▶ _Items_
· · · · · · ·

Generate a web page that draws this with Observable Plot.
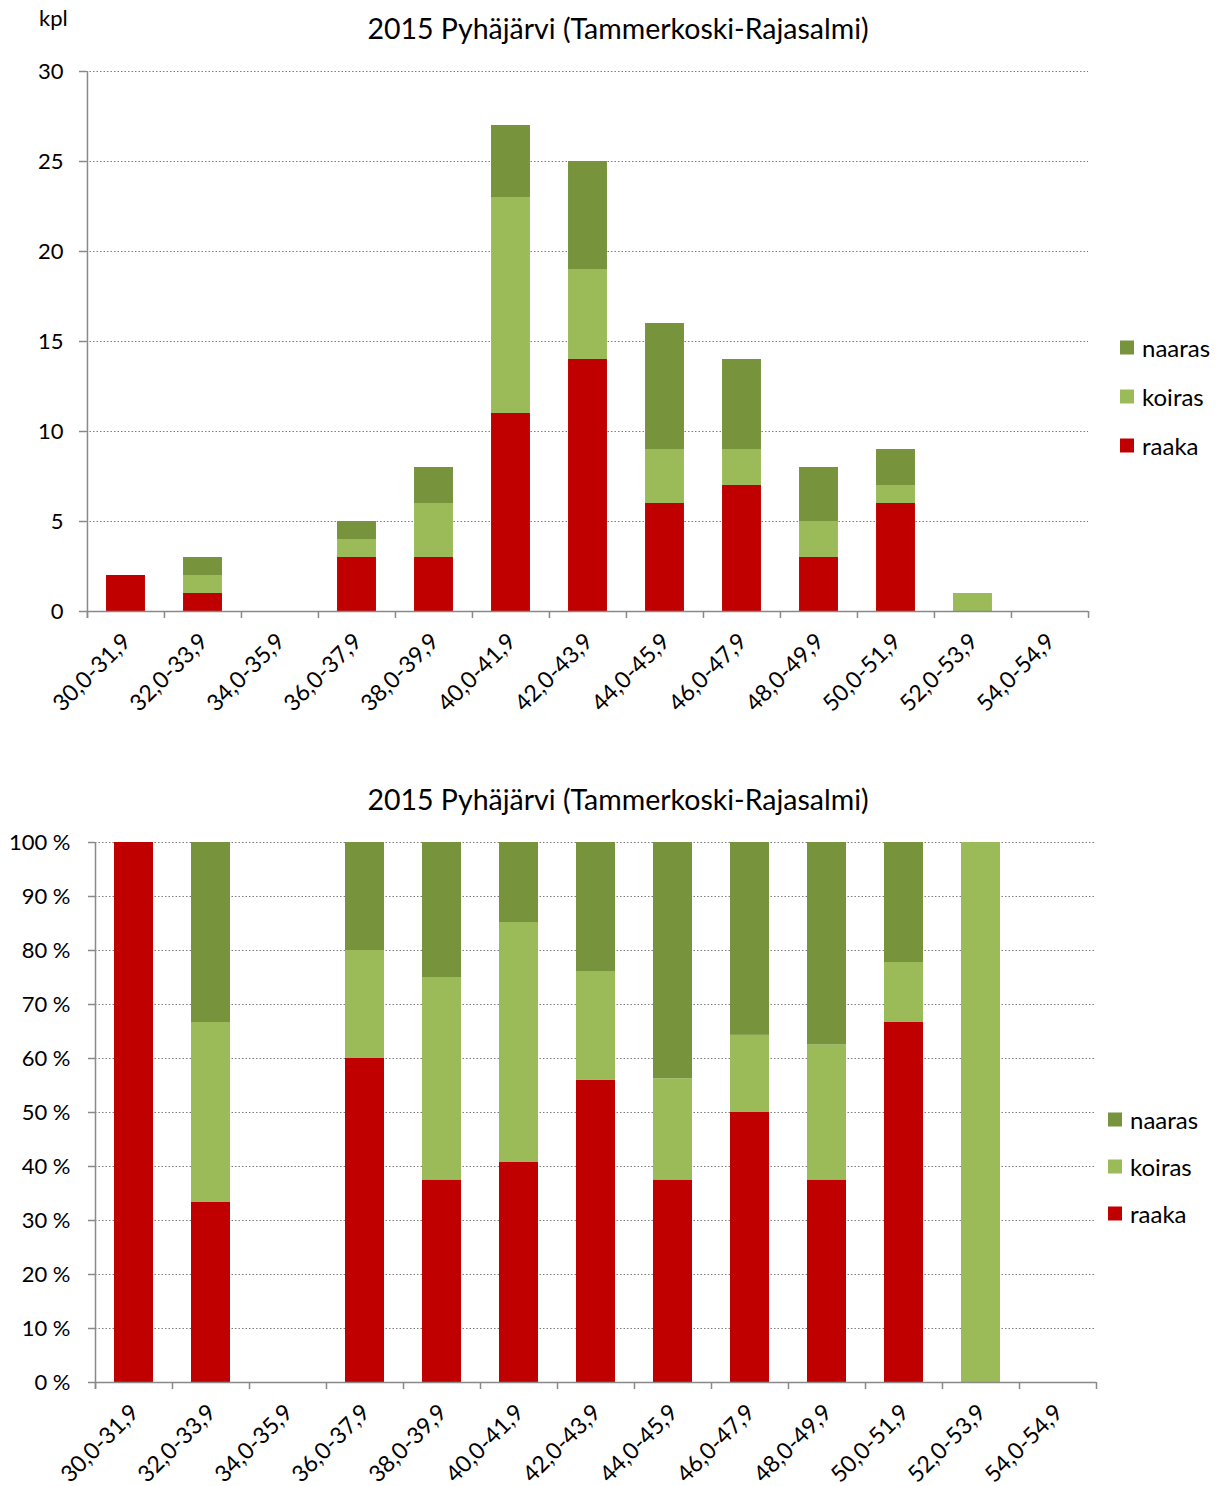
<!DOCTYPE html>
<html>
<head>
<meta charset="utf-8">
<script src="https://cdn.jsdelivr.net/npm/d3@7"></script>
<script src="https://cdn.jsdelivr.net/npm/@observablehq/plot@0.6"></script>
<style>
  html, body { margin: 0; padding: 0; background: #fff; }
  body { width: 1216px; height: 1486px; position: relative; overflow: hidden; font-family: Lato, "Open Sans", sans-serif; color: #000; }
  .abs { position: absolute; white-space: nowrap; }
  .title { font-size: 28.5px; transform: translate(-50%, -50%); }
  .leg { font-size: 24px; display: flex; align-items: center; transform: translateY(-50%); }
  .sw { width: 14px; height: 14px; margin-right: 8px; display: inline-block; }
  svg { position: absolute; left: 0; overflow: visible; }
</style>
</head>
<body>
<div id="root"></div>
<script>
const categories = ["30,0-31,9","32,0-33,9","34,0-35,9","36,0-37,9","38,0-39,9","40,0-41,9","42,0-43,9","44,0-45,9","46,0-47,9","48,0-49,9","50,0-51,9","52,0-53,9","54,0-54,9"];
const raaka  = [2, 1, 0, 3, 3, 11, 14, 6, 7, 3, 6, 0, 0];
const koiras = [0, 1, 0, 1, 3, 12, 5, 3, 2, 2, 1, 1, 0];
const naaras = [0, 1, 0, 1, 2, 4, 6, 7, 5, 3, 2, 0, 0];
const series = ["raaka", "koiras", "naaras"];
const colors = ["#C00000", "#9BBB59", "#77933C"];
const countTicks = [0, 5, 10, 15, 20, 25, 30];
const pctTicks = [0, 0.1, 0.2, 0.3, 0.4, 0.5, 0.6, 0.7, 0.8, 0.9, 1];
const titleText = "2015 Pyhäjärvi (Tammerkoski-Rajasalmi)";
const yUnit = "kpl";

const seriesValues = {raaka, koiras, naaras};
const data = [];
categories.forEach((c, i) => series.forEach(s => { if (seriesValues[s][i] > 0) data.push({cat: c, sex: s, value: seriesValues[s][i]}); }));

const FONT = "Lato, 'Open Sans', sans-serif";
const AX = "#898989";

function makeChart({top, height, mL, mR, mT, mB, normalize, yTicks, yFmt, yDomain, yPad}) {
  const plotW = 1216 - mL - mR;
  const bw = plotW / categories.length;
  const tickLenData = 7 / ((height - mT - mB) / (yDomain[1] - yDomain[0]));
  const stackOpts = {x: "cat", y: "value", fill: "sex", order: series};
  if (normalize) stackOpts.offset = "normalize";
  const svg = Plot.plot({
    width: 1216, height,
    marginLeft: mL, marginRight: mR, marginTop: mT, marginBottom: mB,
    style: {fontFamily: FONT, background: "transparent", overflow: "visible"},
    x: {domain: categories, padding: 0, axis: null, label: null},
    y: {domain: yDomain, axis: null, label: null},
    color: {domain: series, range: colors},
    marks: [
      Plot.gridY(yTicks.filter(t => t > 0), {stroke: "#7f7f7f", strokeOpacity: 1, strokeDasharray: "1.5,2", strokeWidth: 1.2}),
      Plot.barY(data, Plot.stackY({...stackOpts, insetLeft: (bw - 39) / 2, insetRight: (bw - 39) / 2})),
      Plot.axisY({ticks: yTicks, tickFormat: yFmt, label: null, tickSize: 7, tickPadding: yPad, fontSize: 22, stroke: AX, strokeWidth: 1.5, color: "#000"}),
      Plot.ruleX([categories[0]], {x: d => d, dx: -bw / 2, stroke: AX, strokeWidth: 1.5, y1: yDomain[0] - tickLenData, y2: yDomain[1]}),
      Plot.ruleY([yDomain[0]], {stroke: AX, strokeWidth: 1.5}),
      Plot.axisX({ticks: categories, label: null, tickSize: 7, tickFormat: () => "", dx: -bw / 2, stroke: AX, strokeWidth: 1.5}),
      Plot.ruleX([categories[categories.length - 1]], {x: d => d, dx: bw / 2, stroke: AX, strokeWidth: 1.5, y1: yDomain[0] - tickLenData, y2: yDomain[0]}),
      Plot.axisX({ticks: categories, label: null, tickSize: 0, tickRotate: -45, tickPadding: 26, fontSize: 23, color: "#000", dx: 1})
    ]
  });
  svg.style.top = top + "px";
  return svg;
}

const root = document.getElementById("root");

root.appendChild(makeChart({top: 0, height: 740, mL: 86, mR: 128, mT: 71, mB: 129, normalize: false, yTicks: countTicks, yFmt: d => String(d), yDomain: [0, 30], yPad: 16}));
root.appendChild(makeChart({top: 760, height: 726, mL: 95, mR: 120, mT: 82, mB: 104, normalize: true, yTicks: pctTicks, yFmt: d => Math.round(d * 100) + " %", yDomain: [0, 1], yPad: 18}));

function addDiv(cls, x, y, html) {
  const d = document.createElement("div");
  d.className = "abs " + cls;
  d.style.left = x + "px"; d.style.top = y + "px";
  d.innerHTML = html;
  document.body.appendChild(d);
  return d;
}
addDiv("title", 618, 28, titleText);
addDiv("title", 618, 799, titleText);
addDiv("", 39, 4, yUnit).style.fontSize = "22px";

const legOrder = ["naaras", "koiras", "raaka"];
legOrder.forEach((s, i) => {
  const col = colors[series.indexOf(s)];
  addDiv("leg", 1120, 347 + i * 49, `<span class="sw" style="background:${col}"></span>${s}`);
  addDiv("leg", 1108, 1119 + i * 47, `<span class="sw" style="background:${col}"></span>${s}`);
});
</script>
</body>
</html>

· · · · · · ·

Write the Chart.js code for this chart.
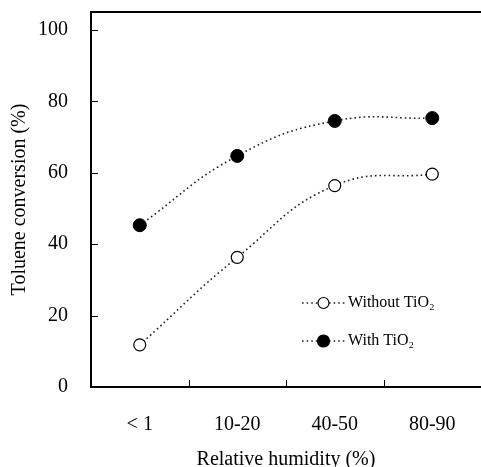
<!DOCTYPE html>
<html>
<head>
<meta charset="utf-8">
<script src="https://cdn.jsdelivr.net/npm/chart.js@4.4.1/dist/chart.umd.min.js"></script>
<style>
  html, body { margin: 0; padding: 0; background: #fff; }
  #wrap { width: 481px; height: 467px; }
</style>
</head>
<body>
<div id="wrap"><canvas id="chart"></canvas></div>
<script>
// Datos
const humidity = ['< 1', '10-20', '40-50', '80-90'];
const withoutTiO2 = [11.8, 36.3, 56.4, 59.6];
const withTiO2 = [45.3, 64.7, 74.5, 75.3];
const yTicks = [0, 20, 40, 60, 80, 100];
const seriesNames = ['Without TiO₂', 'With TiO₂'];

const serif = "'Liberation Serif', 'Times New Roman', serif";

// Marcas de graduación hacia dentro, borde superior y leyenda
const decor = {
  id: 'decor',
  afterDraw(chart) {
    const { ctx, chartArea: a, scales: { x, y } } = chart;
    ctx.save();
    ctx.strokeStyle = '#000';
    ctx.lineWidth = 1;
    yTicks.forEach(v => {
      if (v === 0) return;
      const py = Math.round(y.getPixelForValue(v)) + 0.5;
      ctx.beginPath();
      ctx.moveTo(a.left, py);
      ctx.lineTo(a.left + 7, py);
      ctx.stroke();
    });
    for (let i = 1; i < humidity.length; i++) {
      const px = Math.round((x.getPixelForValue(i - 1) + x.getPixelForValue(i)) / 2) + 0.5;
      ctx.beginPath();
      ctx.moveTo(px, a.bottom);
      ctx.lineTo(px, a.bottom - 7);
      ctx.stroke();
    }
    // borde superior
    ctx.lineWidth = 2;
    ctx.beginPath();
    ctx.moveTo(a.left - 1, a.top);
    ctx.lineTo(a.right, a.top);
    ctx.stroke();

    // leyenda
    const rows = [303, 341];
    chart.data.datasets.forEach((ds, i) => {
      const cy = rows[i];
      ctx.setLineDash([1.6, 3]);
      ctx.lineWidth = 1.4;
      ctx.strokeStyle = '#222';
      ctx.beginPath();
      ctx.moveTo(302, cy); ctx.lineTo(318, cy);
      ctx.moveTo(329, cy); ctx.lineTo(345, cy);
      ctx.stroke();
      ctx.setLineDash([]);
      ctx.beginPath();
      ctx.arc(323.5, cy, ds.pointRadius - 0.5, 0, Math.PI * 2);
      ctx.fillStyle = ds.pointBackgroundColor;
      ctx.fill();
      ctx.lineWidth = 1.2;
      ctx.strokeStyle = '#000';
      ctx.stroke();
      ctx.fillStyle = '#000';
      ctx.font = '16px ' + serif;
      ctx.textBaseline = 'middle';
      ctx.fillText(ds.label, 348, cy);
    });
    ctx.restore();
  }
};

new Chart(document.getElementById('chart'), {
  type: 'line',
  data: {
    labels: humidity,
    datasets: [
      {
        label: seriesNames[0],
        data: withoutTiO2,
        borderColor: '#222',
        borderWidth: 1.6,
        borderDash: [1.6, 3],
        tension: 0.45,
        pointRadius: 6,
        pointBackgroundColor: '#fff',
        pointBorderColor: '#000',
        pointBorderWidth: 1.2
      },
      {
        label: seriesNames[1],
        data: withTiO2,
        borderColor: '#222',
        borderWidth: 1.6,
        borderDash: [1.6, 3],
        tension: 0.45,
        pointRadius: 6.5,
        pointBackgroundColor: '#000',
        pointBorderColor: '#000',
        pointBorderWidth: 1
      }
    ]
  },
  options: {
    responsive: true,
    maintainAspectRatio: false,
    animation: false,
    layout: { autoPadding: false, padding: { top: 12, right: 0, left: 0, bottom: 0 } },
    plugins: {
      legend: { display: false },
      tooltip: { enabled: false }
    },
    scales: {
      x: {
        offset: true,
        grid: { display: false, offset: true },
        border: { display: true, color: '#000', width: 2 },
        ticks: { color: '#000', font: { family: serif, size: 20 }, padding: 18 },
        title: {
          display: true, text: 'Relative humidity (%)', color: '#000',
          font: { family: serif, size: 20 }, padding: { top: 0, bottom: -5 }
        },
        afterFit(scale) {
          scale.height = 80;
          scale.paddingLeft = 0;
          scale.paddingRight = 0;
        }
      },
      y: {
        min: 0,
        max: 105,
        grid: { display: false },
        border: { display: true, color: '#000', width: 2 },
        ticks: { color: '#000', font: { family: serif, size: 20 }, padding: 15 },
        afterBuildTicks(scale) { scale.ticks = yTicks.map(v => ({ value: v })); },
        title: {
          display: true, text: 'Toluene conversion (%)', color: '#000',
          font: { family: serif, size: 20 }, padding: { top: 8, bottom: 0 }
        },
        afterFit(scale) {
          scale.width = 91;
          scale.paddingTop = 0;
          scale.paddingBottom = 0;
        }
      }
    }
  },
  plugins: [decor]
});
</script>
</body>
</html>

· · · · · · ·

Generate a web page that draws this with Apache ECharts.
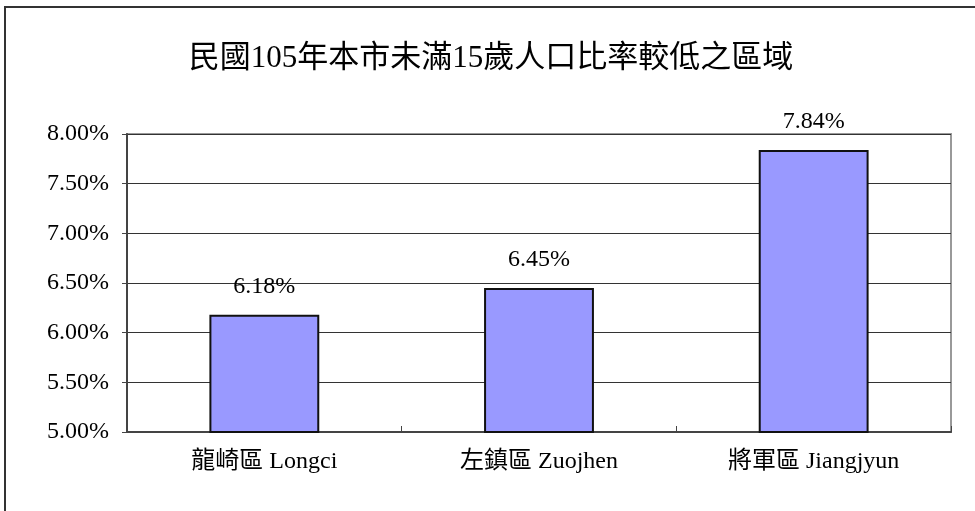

· · · · · · ·

▶ _Aim of the task_
Which lines include the word "draws"? List them all.

▶ _Solution_
Generate a web page that draws this with Observable Plot.
Generate a web page that draws this with Apache ECharts.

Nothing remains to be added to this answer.